Psalm 51:17 [widescreen].png

God dispatched the prophet Nathan to pronounce his judgment to the sinful king. He chose to use a parable in order to convey the truth that far exceeded this story. The parable was simple. A poor man and rich man lived beside one another. While the rich man had many flocks and herds, the poor man had only one little lamb that was prized by the family. A traveler came to the rich man and he took the poor man’s  lamb, making a meal of it for his guest. David’s anger began to boil as he listened to the story that he thought to be an actual occurrence and he swore an oath in the name of God that the rich thief deserved to die. David ordered that this man make a fourfold restitution for the stolen lamb. 

Then came the devastating pronouncement, “You are the man.” God had anointed David as king and delivered him from the hand of Saul. God had given Saul’s house, including his wives into the care of David along with both Judah and Israel and he would have given him many more blessings had he not despised the word of God and committing terrible evil. David was guilty of murder as if he had struck Uriah with his own sword. He had taken the wife of the man whose death he had orchestrated. David had despised God. The penalty for this sin was that the sword would never depart from him, and God would raise up evil against David from within his own house. One of David’s neighbors would take his wives from him and lie with them in full public view. David was wounded deeply by the words of the prophet, made no excuses for his behavior, and acknowledged his sin. Nathan accepted the confession and declared that God would not take David’s life. However, God would punish him by taking the child which had recently been born.

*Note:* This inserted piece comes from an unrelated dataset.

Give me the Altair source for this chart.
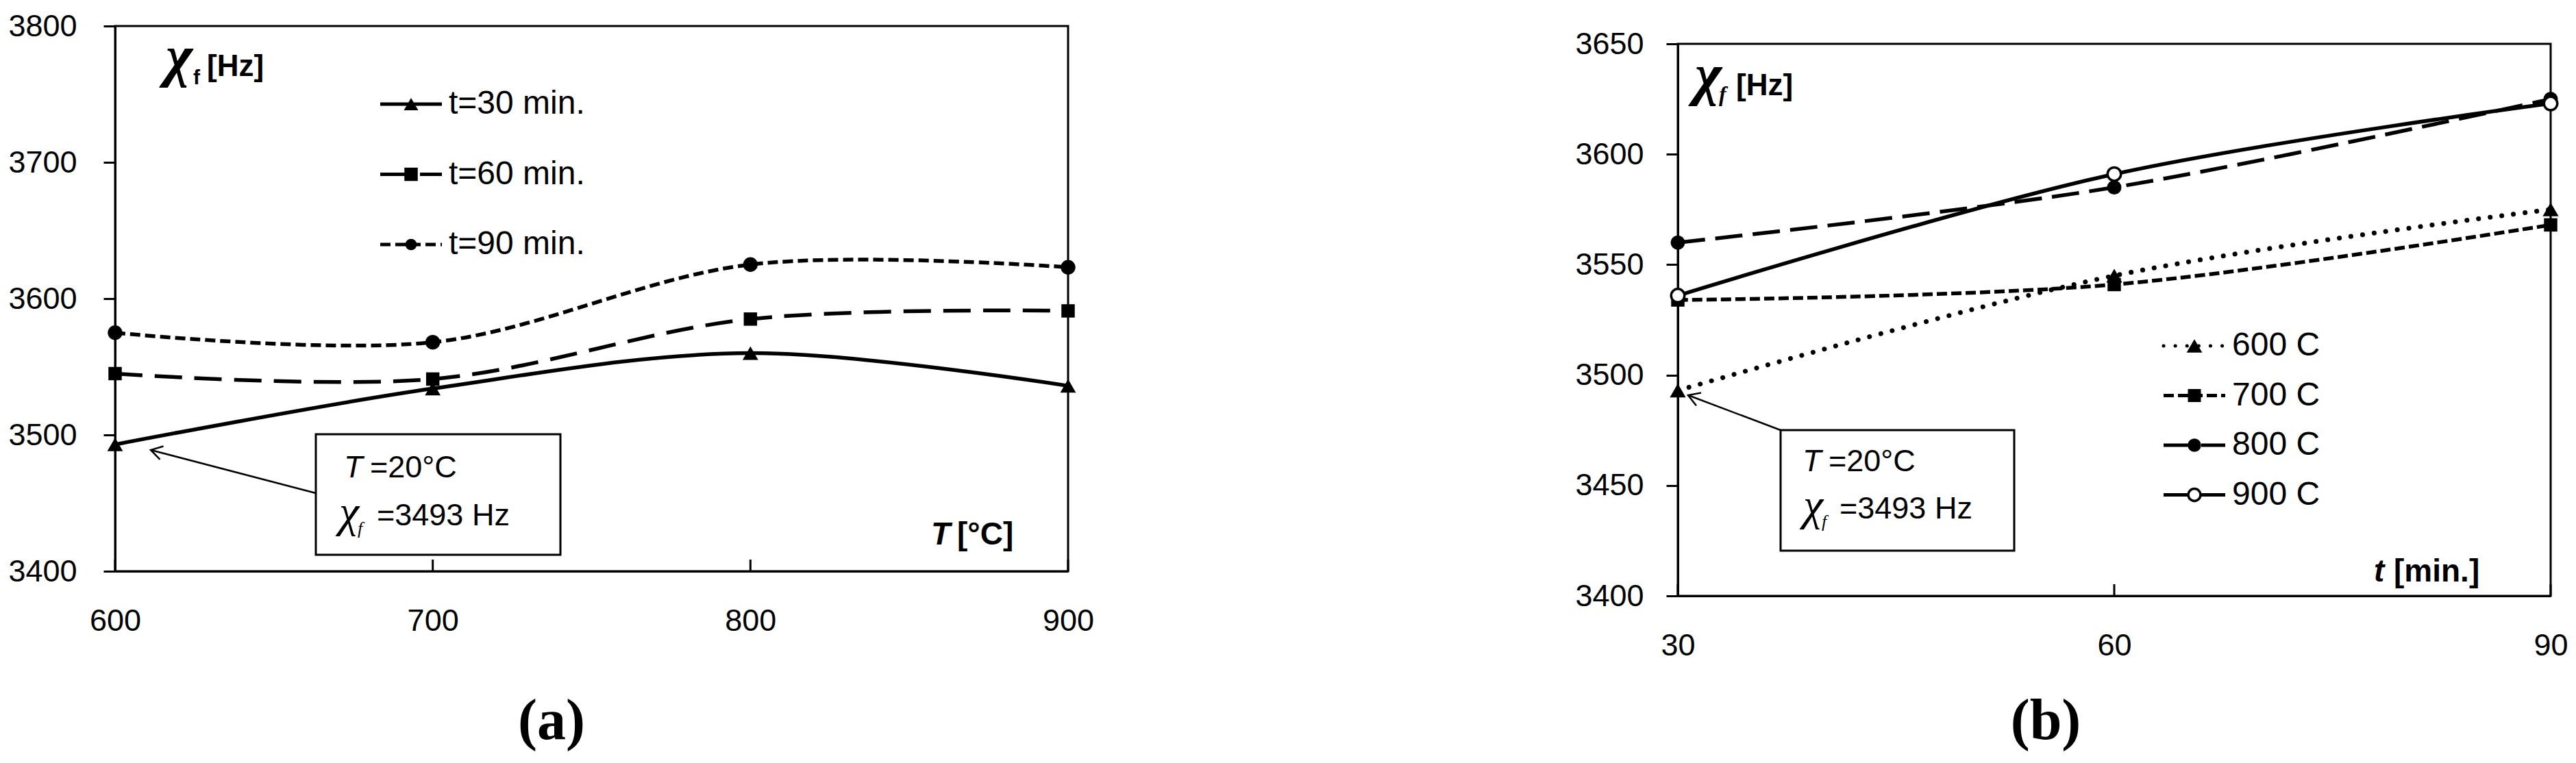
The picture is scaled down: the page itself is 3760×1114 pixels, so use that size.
import altair as alt
import pandas as pd

# ---- values ----
temps = [600, 700, 800, 900]            # treatment temperature T [C]
times = [30, 60, 90]                    # holding time t [min]
chi_t30 = [3493, 3534, 3560, 3536]      # chi_f [Hz] at T = 600..900, t = 30 min
chi_t60 = [3545, 3541, 3585, 3591]      # t = 60 min
chi_t90 = [3575, 3568, 3625, 3623]      # t = 90 min

time_labels = ["t=30 min.", "t=60 min.", "t=90 min."]
temp_labels = ["600 C", "700 C", "800 C", "900 C"]

y_ticks_a = [3400, 3500, 3600, 3700, 3800]
y_ticks_b = [3400, 3450, 3500, 3550, 3600, 3650]

SANS = "Liberation Sans"
SERIF = "Liberation Serif"

# panel (a): chi vs T, one curve per holding time
rows = []
for lab, vals in zip(time_labels, [chi_t30, chi_t60, chi_t90]):
    for T, v in zip(temps, vals):
        rows.append({"series": lab, "x": T, "chi": v})
df_a = pd.DataFrame(rows)

# panel (b): same measurements, chi vs t, one curve per temperature
rows = []
for i, lab in enumerate(temp_labels):
    for t, vals in zip(times, [chi_t30, chi_t60, chi_t90]):
        rows.append({"series": lab, "x": t, "chi": vals[i]})
df_b = pd.DataFrame(rows)

W_A, H_A = 1391, 796
W_B, H_B = 1274, 806


def one_row():
    return pd.DataFrame({"k": [0]})


def text_at(txt, x, y, size, font=SANS, weight="normal", style="normal",
            align="left", baseline="alphabetic"):
    return alt.Chart(pd.DataFrame({"txt": [txt]})).mark_text(
        font=font, fontSize=size, fontWeight=weight, fontStyle=style,
        align=align, baseline=baseline, color="black"
    ).encode(x=alt.value(x), y=alt.value(y), text="txt:N")


def segment(x1, y1, x2, y2, width=2.5):
    return alt.Chart(one_row()).mark_rule(color="black", strokeWidth=width).encode(
        x=alt.value(x1), y=alt.value(y1), x2=alt.value(x2), y2=alt.value(y2))


def box(x1, y1, x2, y2):
    return alt.Chart(one_row()).mark_rect(fill="white", stroke="black", strokeWidth=3).encode(
        x=alt.value(x1), x2=alt.value(x2), y=alt.value(y1), y2=alt.value(y2))


def arrow_head(x, y, angle):
    return alt.Chart(one_row()).mark_point(
        shape="M1,-0.6L0,0L1,0.6", filled=False, color="black", strokeWidth=2.5,
        size=1100, angle=angle, opacity=1
    ).encode(x=alt.value(x), y=alt.value(y))


def legend(labels, line_style, marker_style, x0, y0, gap):
    # Excel-like legend: short line sample, marker in its middle, label
    out = []
    for i, lab in enumerate(labels):
        y = y0 + i * gap
        kw = dict(line_style[lab])
        kw["strokeWidth"] = min(kw["strokeWidth"], 5)
        out.append(alt.Chart(one_row()).mark_rule(color="black", **kw).encode(
            x=alt.value(x0), x2=alt.value(x0 + 90), y=alt.value(y), y2=alt.value(y)))
        out.append(alt.Chart(one_row()).mark_point(opacity=1, **marker_style[lab]).encode(
            x=alt.value(x0 + 45), y=alt.value(y)))
        out.append(text_at(lab, x0 + 100, y, 48, baseline="middle"))
    return out


def panel(df, xdomain, xticks, ydomain, yticks, labels, line_style, point_style, h, ypad):
    x_enc = alt.X("x:Q", title=None,
                  scale=alt.Scale(domain=xdomain, nice=False, zero=False),
                  axis=alt.Axis(values=xticks, ticks=False, labelPadding=50, format="d"))
    y_enc = alt.Y("chi:Q", title=None,
                  scale=alt.Scale(domain=ydomain, nice=False, zero=False),
                  axis=alt.Axis(values=yticks, labelPadding=ypad, format="d",
                                minExtent=158, maxExtent=158))
    layers = []
    for lab in labels:
        layers.append(alt.Chart(df).transform_filter(alt.datum.series == lab).mark_line(
            interpolate="cardinal", color="black", **line_style[lab]
        ).encode(x=x_enc, y=y_enc))
    for lab in labels:
        layers.append(alt.Chart(df).transform_filter(alt.datum.series == lab).mark_point(
            opacity=1, **point_style[lab]
        ).encode(x=x_enc, y=y_enc))
    # inward ticks on the x axis
    layers.append(alt.Chart(pd.DataFrame({"x": xticks})).mark_rule(
        color="black", strokeWidth=3
    ).encode(x=x_enc, y=alt.value(h - 17), y2=alt.value(h)))
    return layers


# ---------- panel (a) ----------
line_a = {
    "t=30 min.": dict(strokeWidth=5.5),
    "t=60 min.": dict(strokeWidth=5.5, strokeDash=[40, 18]),
    "t=90 min.": dict(strokeWidth=5.5, strokeDash=[15, 7]),
}
pts_a = {
    "t=30 min.": dict(shape="triangle-up", size=520, filled=True, color="black"),
    "t=60 min.": dict(shape="square", size=380, filled=True, color="black"),
    "t=90 min.": dict(shape="circle", size=460, filled=True, color="black"),
}
leg_a = {
    "t=30 min.": dict(shape="triangle-up", size=440, filled=True, color="black"),
    "t=60 min.": dict(shape="square", size=380, filled=True, color="black"),
    "t=90 min.": dict(shape="circle", size=280, filled=True, color="black"),
}
layers_a = panel(df_a, [600, 900], temps, [3400, 3800], y_ticks_a, time_labels,
                 line_a, pts_a, H_A, 39)
layers_a += legend(time_labels, line_a, leg_a, 387, 114, 102.5)
layers_a += [
    box(293, 596, 650, 772),
    segment(52, 619, 293, 682),
    arrow_head(52, 619, 14.6),
    text_at("T", 334, 659, 45, style="italic"),
    text_at("=20°C", 372, 659, 45),
    text_at("χ", 327, 731, 66, font=SERIF, style="italic"),
    text_at("f", 354, 742, 26, font=SERIF, style="italic"),
    text_at("=3493 Hz", 382, 729, 45),
    text_at("χ", 74, 72, 84, font=SERIF, weight="bold", style="italic"),
    text_at("f", 114, 85, 30, weight="bold"),
    text_at("[Hz]", 134, 73, 44, weight="bold"),
    text_at("T", 1191, 757, 46, weight="bold", style="italic"),
    text_at("[°C]", 1229, 757, 46, weight="bold"),
    text_at("(a)", 637, 1041, 84, font=SERIF, weight="bold", align="center"),
]
left = alt.layer(*layers_a).properties(width=W_A, height=H_A)

# ---------- panel (b) ----------
line_b = {
    "600 C": dict(strokeWidth=7, strokeDash=[0.1, 17], strokeCap="round"),
    "700 C": dict(strokeWidth=5.5, strokeDash=[15, 6]),
    "800 C": dict(strokeWidth=5.5, strokeDash=[40, 15]),
    "900 C": dict(strokeWidth=5.5),
}
pts_b = {
    "600 C": dict(shape="triangle-up", size=540, filled=True, color="black"),
    "700 C": dict(shape="square", size=380, filled=True, color="black"),
    "800 C": dict(shape="circle", size=440, filled=True, color="black"),
    "900 C": dict(shape="circle", size=380, filled=True, fill="white", stroke="black", strokeWidth=3.5),
}
leg_b = {
    "600 C": dict(shape="triangle-up", size=520, filled=True, color="black"),
    "700 C": dict(shape="square", size=360, filled=True, color="black"),
    "800 C": dict(shape="circle", size=380, filled=True, color="black"),
    "900 C": dict(shape="circle", size=320, filled=True, fill="white", stroke="black", strokeWidth=3.5),
}
layers_b = panel(df_b, [30, 90], times, [3400, 3650], y_ticks_b, temp_labels,
                 line_b, pts_b, H_B, 33)
layers_b += legend(temp_labels, line_b, leg_b, 709, 441, 72.5)
layers_b += [
    box(150, 564, 491, 740),
    segment(15, 513, 150, 564),
    arrow_head(15, 513, 20.7),
    text_at("T", 182, 624, 45, style="italic"),
    text_at("=20°C", 220, 624, 45),
    text_at("χ", 183, 695, 66, font=SERIF, style="italic"),
    text_at("f", 210, 706, 26, font=SERIF, style="italic"),
    text_at("=3493 Hz", 236, 693, 45),
    text_at("χ", 25, 73, 84, font=SERIF, weight="bold", style="italic"),
    text_at("f", 60, 84, 32, font=SERIF, weight="bold", style="italic"),
    text_at("[Hz]", 85, 75, 44, weight="bold"),
    text_at("t", 1016, 785, 46, weight="bold", style="italic"),
    text_at("[min.]", 1045, 785, 46, weight="bold"),
    text_at("(b)", 537, 1015, 84, font=SERIF, weight="bold", align="center"),
]
right = alt.layer(*layers_b).properties(width=W_B, height=H_B)

# empty strip so panel (b) sits a little lower than panel (a)
spacer = alt.Chart(one_row()).mark_point(opacity=0).encode(
    x=alt.value(0), y=alt.value(0)
).properties(width=W_B, height=26, view=alt.ViewBackground(stroke="transparent"))

right_col = alt.vconcat(spacer, right, spacing=0, bounds="flush")

chart = alt.hconcat(left, right_col, spacing=890, bounds="flush").properties(
    padding={"left": 0, "top": 6, "right": 0, "bottom": 0}
).configure_view(
    stroke="black", strokeWidth=3
).configure_axis(
    domainColor="black", domainWidth=3, tickColor="black", tickWidth=3, tickSize=17,
    labelFont=SANS, labelFontSize=45, labelColor="black", grid=False, labelFlush=False
)

chart.save("out.html", embed_options={"renderer": "svg", "actions": False})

God struck the child with a serious illness, and David prayed for him. He fasted, laying all night prostrate on the ground. His advisers encouraged him to eat with them, but he refused. After seven days of illness, the child died. The courtiers were afraid to tell their king of the infant’s death. Observing how the child’s illness had affected David, they feared that he might take his life when he learned of the death. The whispering of the attendants led David to think that the child had changed for the worse. When he learned that the child had died, David arose from the ground, washed, anointed himself, changed his clothes and went to the house of God to worship. Later, he returned to his house and requested food. The servants were completely staggered by the king’s behavior. David explained that he had fasted and wept while the child was alive, hoping that God would be gracious and spare the life of his son. After the child had died, fasting was of no help, and no amount of mourning would bring back the child. David’s faith increased as he proclaimed that he would go to the child one day. David comforted Bathsheba over the loss of their son and eventually had a son and named him Solomon. God loved this child and sent the prophet Nathan to bestow a particular name: Jedidiah, “beloved of God.”

Things To Consider:

  • Why does God have to judge sin? 
  • Why was the parable so effective with David? 
  • Why are satisfaction and contentment so difficult? 
  • Where do you see mercy in the story? 
  • Why did David pray if God had already determined what he would do? 
  • Why would David worship under such dark circumstances? 
  • How does God bring beauty from such evil and loss?